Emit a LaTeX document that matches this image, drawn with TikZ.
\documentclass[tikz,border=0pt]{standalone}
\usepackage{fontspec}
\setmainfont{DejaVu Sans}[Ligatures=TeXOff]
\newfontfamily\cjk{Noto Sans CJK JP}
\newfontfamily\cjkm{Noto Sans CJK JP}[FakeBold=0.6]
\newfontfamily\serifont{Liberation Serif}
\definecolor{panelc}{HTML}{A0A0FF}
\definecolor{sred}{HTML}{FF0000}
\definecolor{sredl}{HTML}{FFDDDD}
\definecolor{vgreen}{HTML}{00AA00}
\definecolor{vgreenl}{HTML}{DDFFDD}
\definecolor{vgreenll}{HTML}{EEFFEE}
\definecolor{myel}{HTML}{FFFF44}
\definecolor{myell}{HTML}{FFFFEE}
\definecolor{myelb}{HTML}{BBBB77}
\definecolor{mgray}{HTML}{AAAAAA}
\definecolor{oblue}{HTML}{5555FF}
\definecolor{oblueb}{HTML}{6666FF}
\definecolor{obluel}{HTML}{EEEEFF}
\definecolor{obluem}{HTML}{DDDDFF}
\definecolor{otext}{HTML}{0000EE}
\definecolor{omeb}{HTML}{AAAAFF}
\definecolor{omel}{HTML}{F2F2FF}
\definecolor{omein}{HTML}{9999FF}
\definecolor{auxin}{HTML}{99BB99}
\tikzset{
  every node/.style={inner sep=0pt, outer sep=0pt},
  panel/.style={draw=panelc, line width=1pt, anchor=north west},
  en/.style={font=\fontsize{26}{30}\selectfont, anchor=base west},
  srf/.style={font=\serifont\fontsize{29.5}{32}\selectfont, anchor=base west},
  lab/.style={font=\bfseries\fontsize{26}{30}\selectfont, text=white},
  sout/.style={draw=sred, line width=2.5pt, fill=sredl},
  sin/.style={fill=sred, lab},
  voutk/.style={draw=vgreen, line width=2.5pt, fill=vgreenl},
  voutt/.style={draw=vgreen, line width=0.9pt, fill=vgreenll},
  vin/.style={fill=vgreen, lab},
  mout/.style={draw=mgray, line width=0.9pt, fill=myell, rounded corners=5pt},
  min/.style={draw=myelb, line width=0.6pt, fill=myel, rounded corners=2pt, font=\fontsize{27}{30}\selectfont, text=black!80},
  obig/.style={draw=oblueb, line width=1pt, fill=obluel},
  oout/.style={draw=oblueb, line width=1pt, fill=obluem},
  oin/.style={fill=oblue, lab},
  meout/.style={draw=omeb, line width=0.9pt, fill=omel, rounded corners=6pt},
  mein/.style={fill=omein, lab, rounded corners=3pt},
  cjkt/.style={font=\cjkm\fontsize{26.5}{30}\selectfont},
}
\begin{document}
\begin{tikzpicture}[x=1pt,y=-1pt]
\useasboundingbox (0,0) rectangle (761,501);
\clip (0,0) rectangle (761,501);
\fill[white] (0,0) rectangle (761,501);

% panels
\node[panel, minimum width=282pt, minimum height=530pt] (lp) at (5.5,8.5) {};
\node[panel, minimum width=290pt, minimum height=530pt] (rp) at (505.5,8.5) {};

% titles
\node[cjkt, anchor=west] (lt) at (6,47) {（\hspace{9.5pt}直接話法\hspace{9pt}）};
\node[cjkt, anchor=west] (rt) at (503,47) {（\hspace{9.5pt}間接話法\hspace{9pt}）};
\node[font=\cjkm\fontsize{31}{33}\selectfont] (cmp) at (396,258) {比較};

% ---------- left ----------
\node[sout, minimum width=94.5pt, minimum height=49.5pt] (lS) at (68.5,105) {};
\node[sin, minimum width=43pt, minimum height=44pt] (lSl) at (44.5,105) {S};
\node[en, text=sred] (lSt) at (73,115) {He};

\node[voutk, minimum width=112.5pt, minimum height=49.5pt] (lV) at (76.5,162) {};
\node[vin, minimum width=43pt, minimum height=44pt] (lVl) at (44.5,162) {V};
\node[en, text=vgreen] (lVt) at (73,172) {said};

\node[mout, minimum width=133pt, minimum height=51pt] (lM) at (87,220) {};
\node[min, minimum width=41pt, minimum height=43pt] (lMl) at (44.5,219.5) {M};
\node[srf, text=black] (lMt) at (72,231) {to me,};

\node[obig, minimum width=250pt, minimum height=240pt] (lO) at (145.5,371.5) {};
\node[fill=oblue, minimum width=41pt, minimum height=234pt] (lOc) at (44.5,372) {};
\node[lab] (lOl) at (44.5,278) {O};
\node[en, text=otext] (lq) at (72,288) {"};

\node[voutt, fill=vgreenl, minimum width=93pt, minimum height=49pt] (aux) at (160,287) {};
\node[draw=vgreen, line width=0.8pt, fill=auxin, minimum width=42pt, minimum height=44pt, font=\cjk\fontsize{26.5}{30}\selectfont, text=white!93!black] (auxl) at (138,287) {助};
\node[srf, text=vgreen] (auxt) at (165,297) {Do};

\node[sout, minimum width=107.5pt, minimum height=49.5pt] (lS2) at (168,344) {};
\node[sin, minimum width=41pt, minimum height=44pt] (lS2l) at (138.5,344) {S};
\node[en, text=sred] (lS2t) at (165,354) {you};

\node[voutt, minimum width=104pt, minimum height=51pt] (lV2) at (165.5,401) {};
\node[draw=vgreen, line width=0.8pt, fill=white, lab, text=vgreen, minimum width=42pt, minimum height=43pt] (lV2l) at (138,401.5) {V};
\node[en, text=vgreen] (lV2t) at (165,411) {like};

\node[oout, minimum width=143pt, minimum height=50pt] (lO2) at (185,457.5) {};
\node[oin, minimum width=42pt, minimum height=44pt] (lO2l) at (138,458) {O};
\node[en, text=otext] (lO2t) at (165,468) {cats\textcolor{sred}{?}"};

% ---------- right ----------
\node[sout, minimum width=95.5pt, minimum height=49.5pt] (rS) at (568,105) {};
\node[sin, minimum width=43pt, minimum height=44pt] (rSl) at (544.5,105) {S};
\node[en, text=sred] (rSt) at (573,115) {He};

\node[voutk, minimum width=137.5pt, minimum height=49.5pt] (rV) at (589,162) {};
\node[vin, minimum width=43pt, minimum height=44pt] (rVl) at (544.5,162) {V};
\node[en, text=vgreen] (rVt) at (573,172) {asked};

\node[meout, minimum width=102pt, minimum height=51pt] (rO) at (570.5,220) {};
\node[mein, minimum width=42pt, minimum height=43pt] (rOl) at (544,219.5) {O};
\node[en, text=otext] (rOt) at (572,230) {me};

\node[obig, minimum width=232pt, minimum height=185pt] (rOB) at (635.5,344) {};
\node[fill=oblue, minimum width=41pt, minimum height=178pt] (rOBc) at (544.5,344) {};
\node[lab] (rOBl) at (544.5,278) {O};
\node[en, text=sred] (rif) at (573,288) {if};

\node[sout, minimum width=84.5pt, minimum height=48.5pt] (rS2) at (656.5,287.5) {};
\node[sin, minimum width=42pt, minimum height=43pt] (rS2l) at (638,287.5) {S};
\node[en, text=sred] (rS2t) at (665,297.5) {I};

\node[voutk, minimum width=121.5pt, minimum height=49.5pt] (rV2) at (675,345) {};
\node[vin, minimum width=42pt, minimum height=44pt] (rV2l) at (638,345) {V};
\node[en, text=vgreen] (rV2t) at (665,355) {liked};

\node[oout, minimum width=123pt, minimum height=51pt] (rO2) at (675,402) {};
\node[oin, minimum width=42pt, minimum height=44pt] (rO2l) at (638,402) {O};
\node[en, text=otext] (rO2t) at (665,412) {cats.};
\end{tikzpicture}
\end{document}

Task to complete
Reproduce the data in its entirety, matching each character.

Output for this exercise
Emit a LaTeX document that matches this image, drawn with TikZ.
\documentclass[tikz,border=0pt]{standalone}
\usepackage{fontspec}
\setmainfont{DejaVu Sans}[Ligatures=TeXOff]
\newfontfamily\cjk{Noto Sans CJK JP}
\newfontfamily\cjkm{Noto Sans CJK JP}[FakeBold=0.6]
\newfontfamily\serifont{Liberation Serif}
\definecolor{panelc}{HTML}{A0A0FF}
\definecolor{sred}{HTML}{FF0000}
\definecolor{sredl}{HTML}{FFDDDD}
\definecolor{vgreen}{HTML}{00AA00}
\definecolor{vgreenl}{HTML}{DDFFDD}
\definecolor{vgreenll}{HTML}{EEFFEE}
\definecolor{myel}{HTML}{FFFF44}
\definecolor{myell}{HTML}{FFFFEE}
\definecolor{myelb}{HTML}{BBBB77}
\definecolor{mgray}{HTML}{AAAAAA}
\definecolor{oblue}{HTML}{5555FF}
\definecolor{oblueb}{HTML}{6666FF}
\definecolor{obluel}{HTML}{EEEEFF}
\definecolor{obluem}{HTML}{DDDDFF}
\definecolor{otext}{HTML}{0000EE}
\definecolor{omeb}{HTML}{AAAAFF}
\definecolor{omel}{HTML}{F2F2FF}
\definecolor{omein}{HTML}{9999FF}
\definecolor{auxin}{HTML}{99BB99}
\tikzset{
  every node/.style={inner sep=0pt, outer sep=0pt},
  panel/.style={draw=panelc, line width=1pt, anchor=north west},
  en/.style={font=\fontsize{26}{30}\selectfont, anchor=base west},
  srf/.style={font=\serifont\fontsize{29.5}{32}\selectfont, anchor=base west},
  lab/.style={font=\bfseries\fontsize{26}{30}\selectfont, text=white},
  sout/.style={draw=sred, line width=2.5pt, fill=sredl},
  sin/.style={fill=sred, lab},
  voutk/.style={draw=vgreen, line width=2.5pt, fill=vgreenl},
  voutt/.style={draw=vgreen, line width=0.9pt, fill=vgreenll},
  vin/.style={fill=vgreen, lab},
  mout/.style={draw=mgray, line width=0.9pt, fill=myell, rounded corners=5pt},
  min/.style={draw=myelb, line width=0.6pt, fill=myel, rounded corners=2pt, font=\fontsize{27}{30}\selectfont, text=black!80},
  obig/.style={draw=oblueb, line width=1pt, fill=obluel},
  oout/.style={draw=oblueb, line width=1pt, fill=obluem},
  oin/.style={fill=oblue, lab},
  meout/.style={draw=omeb, line width=0.9pt, fill=omel, rounded corners=6pt},
  mein/.style={fill=omein, lab, rounded corners=3pt},
  cjkt/.style={font=\cjkm\fontsize{26.5}{30}\selectfont},
}
\begin{document}
\begin{tikzpicture}[x=1pt,y=-1pt]
\useasboundingbox (0,0) rectangle (761,501);
\clip (0,0) rectangle (761,501);
\fill[white] (0,0) rectangle (761,501);

% panels
\node[panel, minimum width=282pt, minimum height=530pt] (lp) at (5.5,8.5) {};
\node[panel, minimum width=290pt, minimum height=530pt] (rp) at (505.5,8.5) {};

% titles
\node[cjkt, anchor=west] (lt) at (6,47) {（\hspace{9.5pt}直接話法\hspace{9pt}）};
\node[cjkt, anchor=west] (rt) at (503,47) {（\hspace{9.5pt}間接話法\hspace{9pt}）};
\node[font=\cjkm\fontsize{31}{33}\selectfont] (cmp) at (396,258) {比較};

% ---------- left ----------
\node[sout, minimum width=94.5pt, minimum height=49.5pt] (lS) at (68.5,105) {};
\node[sin, minimum width=43pt, minimum height=44pt] (lSl) at (44.5,105) {S};
\node[en, text=sred] (lSt) at (73,115) {He};

\node[voutk, minimum width=112.5pt, minimum height=49.5pt] (lV) at (76.5,162) {};
\node[vin, minimum width=43pt, minimum height=44pt] (lVl) at (44.5,162) {V};
\node[en, text=vgreen] (lVt) at (73,172) {said};

\node[mout, minimum width=133pt, minimum height=51pt] (lM) at (87,220) {};
\node[min, minimum width=41pt, minimum height=43pt] (lMl) at (44.5,219.5) {M};
\node[srf, text=black] (lMt) at (72,231) {to me,};

\node[obig, minimum width=250pt, minimum height=240pt] (lO) at (145.5,371.5) {};
\node[fill=oblue, minimum width=41pt, minimum height=234pt] (lOc) at (44.5,372) {};
\node[lab] (lOl) at (44.5,278) {O};
\node[en, text=otext] (lq) at (72,288) {"};

\node[voutt, fill=vgreenl, minimum width=93pt, minimum height=49pt] (aux) at (160,287) {};
\node[draw=vgreen, line width=0.8pt, fill=auxin, minimum width=42pt, minimum height=44pt, font=\cjk\fontsize{26.5}{30}\selectfont, text=white!93!black] (auxl) at (138,287) {助};
\node[srf, text=vgreen] (auxt) at (165,297) {Do};

\node[sout, minimum width=107.5pt, minimum height=49.5pt] (lS2) at (168,344) {};
\node[sin, minimum width=41pt, minimum height=44pt] (lS2l) at (138.5,344) {S};
\node[en, text=sred] (lS2t) at (165,354) {you};

\node[voutt, minimum width=104pt, minimum height=51pt] (lV2) at (165.5,401) {};
\node[draw=vgreen, line width=0.8pt, fill=white, lab, text=vgreen, minimum width=42pt, minimum height=43pt] (lV2l) at (138,401.5) {V};
\node[en, text=vgreen] (lV2t) at (165,411) {like};

\node[oout, minimum width=143pt, minimum height=50pt] (lO2) at (185,457.5) {};
\node[oin, minimum width=42pt, minimum height=44pt] (lO2l) at (138,458) {O};
\node[en, text=otext] (lO2t) at (165,468) {cats\textcolor{sred}{?}"};

% ---------- right ----------
\node[sout, minimum width=95.5pt, minimum height=49.5pt] (rS) at (568,105) {};
\node[sin, minimum width=43pt, minimum height=44pt] (rSl) at (544.5,105) {S};
\node[en, text=sred] (rSt) at (573,115) {He};

\node[voutk, minimum width=137.5pt, minimum height=49.5pt] (rV) at (589,162) {};
\node[vin, minimum width=43pt, minimum height=44pt] (rVl) at (544.5,162) {V};
\node[en, text=vgreen] (rVt) at (573,172) {asked};

\node[meout, minimum width=102pt, minimum height=51pt] (rO) at (570.5,220) {};
\node[mein, minimum width=42pt, minimum height=43pt] (rOl) at (544,219.5) {O};
\node[en, text=otext] (rOt) at (572,230) {me};

\node[obig, minimum width=232pt, minimum height=185pt] (rOB) at (635.5,344) {};
\node[fill=oblue, minimum width=41pt, minimum height=178pt] (rOBc) at (544.5,344) {};
\node[lab] (rOBl) at (544.5,278) {O};
\node[en, text=sred] (rif) at (573,288) {if};

\node[sout, minimum width=84.5pt, minimum height=48.5pt] (rS2) at (656.5,287.5) {};
\node[sin, minimum width=42pt, minimum height=43pt] (rS2l) at (638,287.5) {S};
\node[en, text=sred] (rS2t) at (665,297.5) {I};

\node[voutk, minimum width=121.5pt, minimum height=49.5pt] (rV2) at (675,345) {};
\node[vin, minimum width=42pt, minimum height=44pt] (rV2l) at (638,345) {V};
\node[en, text=vgreen] (rV2t) at (665,355) {liked};

\node[oout, minimum width=123pt, minimum height=51pt] (rO2) at (675,402) {};
\node[oin, minimum width=42pt, minimum height=44pt] (rO2l) at (638,402) {O};
\node[en, text=otext] (rO2t) at (665,412) {cats.};
\end{tikzpicture}
\end{document}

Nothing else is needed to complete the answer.